Turning Theology into Action
But the test of these convictions about catholicity, baptism, Pentecost and church is the way we turn them from theory into practice. Some months ago, in a suburb of Leeds, a protest began outside a hotel that houses 200 asylum seekers. Not long after, local Christians started to gather across the road in a counter protest. They said these are not violent people: some go to our church. They do not pose a sexual danger to local women: such stories are inflated, exaggerated and manipulated. They are not a drain on the welfare budget: they contribute hugely to the economy. The Bishop of Kirkstall started to visit both protests, and brought home-made cupcakes, some plain and some with St George crosses. Eventually he persuaded the leader of the protests to join him for a coffee. Then he managed to get the leader of the counter protest to come too. The meeting ended with an agreement that they would find six people from each side for a private meeting. The point is not whether protest or coffee is the answer. The point is that this ministry is about catholicity, because it’s saying there’s a place for everyone; it’s about baptism, because it’s saying our belonging in God is our foundational identity; it’s about Pentecost, because it’s saying difference is gift; and it’s about church, because we discover God when we realise we need each other.
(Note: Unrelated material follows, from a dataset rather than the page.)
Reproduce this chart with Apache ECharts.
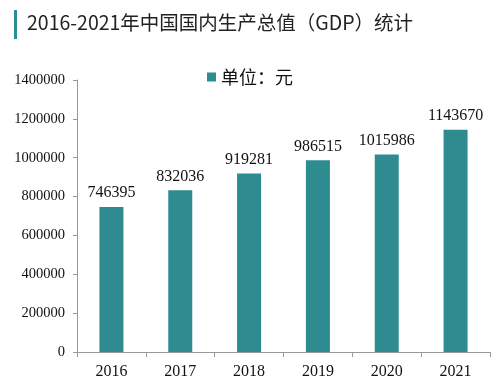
<!DOCTYPE html>
<html><head><meta charset="utf-8">
<script src="https://cdn.jsdelivr.net/npm/echarts@6/dist/echarts.min.js"></script>
<style>html,body{margin:0;padding:0;background:#fff;}#c{width:504px;height:386px;}</style>
</head><body><div id="c"></div>
<script>
const categories = ['2016','2017','2018','2019','2020','2021'];
const gdpValues = [746395, 832036, 919281, 986515, 1015986, 1143670];
const yTicks = [0, 200000, 400000, 600000, 800000, 1000000, 1200000, 1400000];
const titleText = '2016-2021年中国国内生产总值（GDP）统计';
const legendName = '单位：元';

const serif = '"Liberation Serif", "DejaVu Serif", serif';
const chart = echarts.init(document.getElementById('c'));
chart.setOption({
  animation: false,
  graphic: [
    {type:'rect', shape:{x:14, y:10, width:3, height:29}, style:{fill:'#2e8b8f'}},
    {type:'text', left:27, top:13, style:{text:titleText, font:'19.5px "Noto Sans CJK SC", "Open Sans", sans-serif', fill:'#222'}}
  ],
  legend: {
    data:[legendName], left:202, top:63, itemWidth:9, itemHeight:9, itemGap:6,
    textStyle:{fontSize:18, color:'#111', fontFamily:'"Noto Sans CJK SC", serif'},
    icon:'rect'
  },
  grid: {left:77, right:14, top:80, bottom:34},
  xAxis: {
    type:'category', data:categories,
    axisLine:{lineStyle:{color:'#999'}},
    axisTick:{show:true, length:5, lineStyle:{color:'#999'}},
    axisLabel:{color:'#111', fontSize:16, fontFamily:serif, margin:12}
  },
  yAxis: {
    type:'value', min:yTicks[0], max:yTicks[yTicks.length-1], interval:200000,
    axisLine:{show:true, lineStyle:{color:'#999'}},
    axisTick:{show:true, length:4, lineStyle:{color:'#999'}},
    splitLine:{show:false},
    axisLabel:{color:'#111', fontSize:14.5, fontFamily:serif, margin:12, formatter:v => String(v)}
  },
  series: [{
    name:legendName, type:'bar', data:gdpValues, barWidth:24,
    itemStyle:{color:'#2e8b8f'},
    label:{show:true, position:'top', distance:6, color:'#111', fontSize:16, fontFamily:serif}
  }]
});
</script></body></html>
A Story of Leadership and Hope
The Bishop of Kirkstall was born in Birmingham, the son of a Hindu and a Sikh. This is not a story about a white saviour reconciling and spreading harmony. It’s a story about the country and the church we now are: a story that centres a person born in this country and coming to embody its virtues in the face of hostility and division. It’s a story of the power of the truth in the face of lies and manipulation. It’s a story of a person who has found a way through bias, suppression, disadvantage and exclusion, and is exercising leadership and modelling a very different future. It’s a story in which we see the Holy Spirit at work through a person whose heritage lies outside this country but who, unlike 40% of Londoners, was born here; and that 40% includes me. It’s a story about catholicity, baptism, Pentecost and church. It’s a story where, in the face of hostility, a small group of people are standing up for what’s right. It’s a story of empowerment, realism, solidarity, vision, courage and rugged holiness. It’s a story of racial justice. It’s a story that tells us that every Sunday is Racial Justice Sunday.